FDCUI, the conglomerate’s power division broke ground on its 405MW power plant in Mindanao late last year and will be operational by early 2016. Further, in November 2013, FDCUI was awarded 40MW Independent Power Producer Administrator (IPPA) contract for the Unified Leyte Geothermal Power Plant’s contracted capacity for turnover in November 2014.
Banking subsidiary
FDC’s banking subsidiary East West Bank’s (EWB) net interest income, representing majority of its earnings, increased by 24% in the first quarter as a result of strong growth in its loan portfolio heavily focused on consumer and middle-market segments.
EWB’s Non-interest income, excluding trading, which is largely composed of recurring fees income, increased by 23% as against the same period last year. Trading income was lower in 1Q 2014 compared to 1Q 2013 in line with the industry-wide decline in trading gains.
“We have always aimed to focus and grow net interest income at East West Bank as this is considered our core business, a more steady and regular revenue source and a positive indicator of what we can expect in the future,” said FDC President and CEO Josephine Gotianun-Yap in a statement sent to the regional newspaper Mindanao Examiner.
Jonathan Gotianun, Chairman of FDC, stated that East West Bank is at the height of its branch/store expansion program in 2014.
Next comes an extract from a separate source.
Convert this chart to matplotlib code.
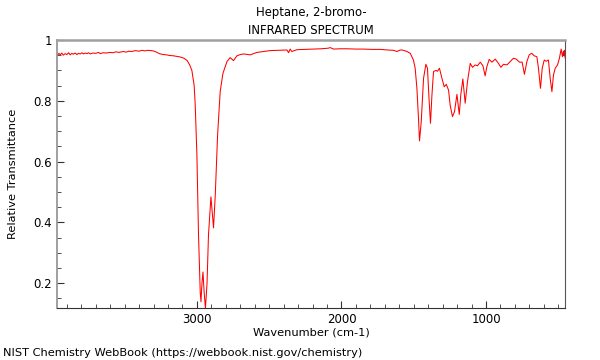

“We have already reached 376 stores and expect to attain 400 by year end. The expansion program will temporarily put pressure on the bank’s earnings but will catapult it to higher levels once the branches become more productive and mature,” he added.
Solid Financials
FDC’s financial condition remained healthy at the end of March 2014 with equity of P86.12 billion. Total assets grew 5% to P285.01 billion from P270.76 billion in the previous period.
The conglomerate ended the quarter with a cash balance of P33.61 billion and long-term debt of P66.10 billion.
FDC ended the period with a long term debt to equity ratio of 0.77 and net debt to equity ratio of 0.38. Debt increased slightly as a result of the successful P8.8 billion bond issuance on January this year, proceeds of which were earmarked for investments in power and hotels as well as for refinancing existing debt.
Real estate and banking represented the bulk of 1Q 2014 revenues at 47% and 40% respectively. Sugar operations contributed 11% while hotels contributed 3% of total revenues.
Both sugar and hotel businesses posted revenue gains. Notably, hotel revenues were up 5% over the same period last year due to sales generated by newly opened hotel Crimson Alabang, which formally began commercial operations in March 2013.